Citizens Union Statement of Support
Citizens Union supports Proposal 2, which would simplify and modernize the legislative process by providing members of both houses with the option to receive bills electronically rather than in print. The electronic option requires a change in the state constitution, which currently requires that bills be in printed format on individual legislators’ desks.
Under the current provisions of the state constitution, a bill in the New York State Senate or Assembly cannot be passed or become law unless it has been printed and placed upon the desks of the members, in its final form, at least 3 calendar legislative days prior to its final passage. The requirement for legislation to be available for 3 days prior to passage would not change under the proposed amendment.
The current printing process requires a considerable amount of legislative staff time, paper, and money. The amendment would reduce these costs by modernizing the distribution process, allowing bills to be available on legislators’ desks via a computer. While there will be an initial cost of installing computer systems in the assembly and state senate chambers, this will be offset by the subsequent savings in printing costs. Citizens Union is also supportive of the amendment’s potential to allow for more meaningful review of legislation. These benefits would be particularly significant when legislators vote on budget bills due to their voluminous size, as electronic versions of legislation will be searchable.
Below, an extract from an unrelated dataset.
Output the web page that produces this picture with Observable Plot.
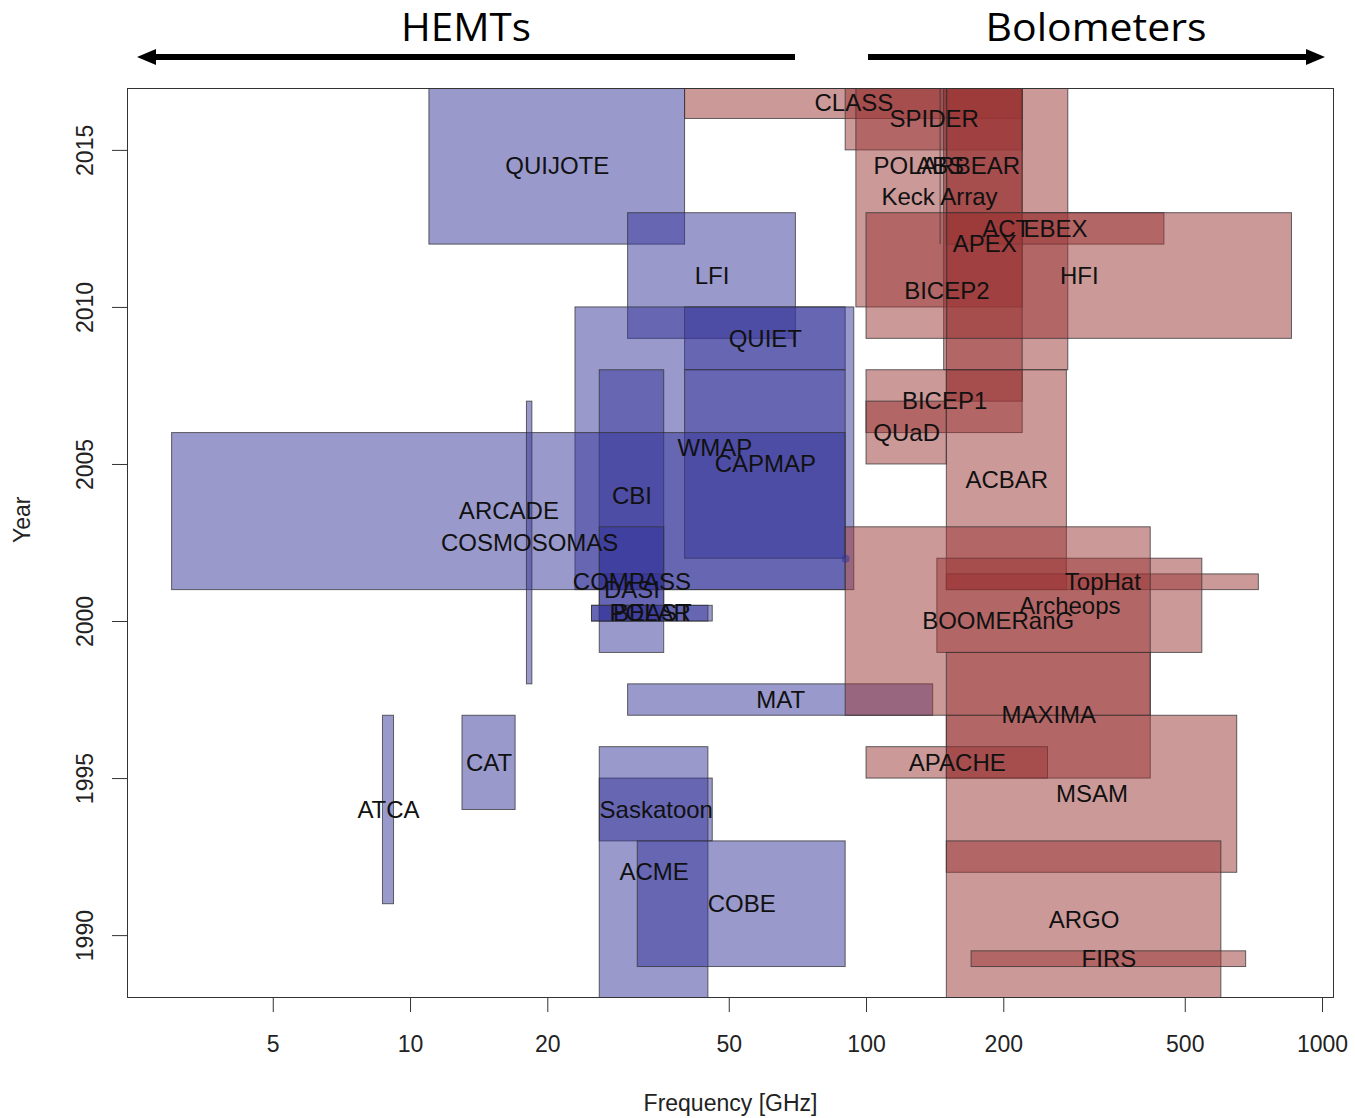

PROPOSAL THREE – SMART SCHOOLS BOND ACT OF 2014
Text of Ballot Question
The SMART SCHOOLS BOND ACT OF 2014, as set forth in section one of part B of chapter 56 of the laws of 2014, authorizes the sale of state bonds of up to two billion dollars ($2,000,000,000) to provide access to classroom technology and high-speed internet connectivity to equalize opportunities for children to learn, to add classroom space to expand high-quality pre-kindergarten programs, to replace classroom trailers with permanent instructional space, and to install high-tech smart security features in schools. Shall the SMART SCHOOLS BOND ACT OF 2014 be approved?
Citizens Union has not evaluated this proposal.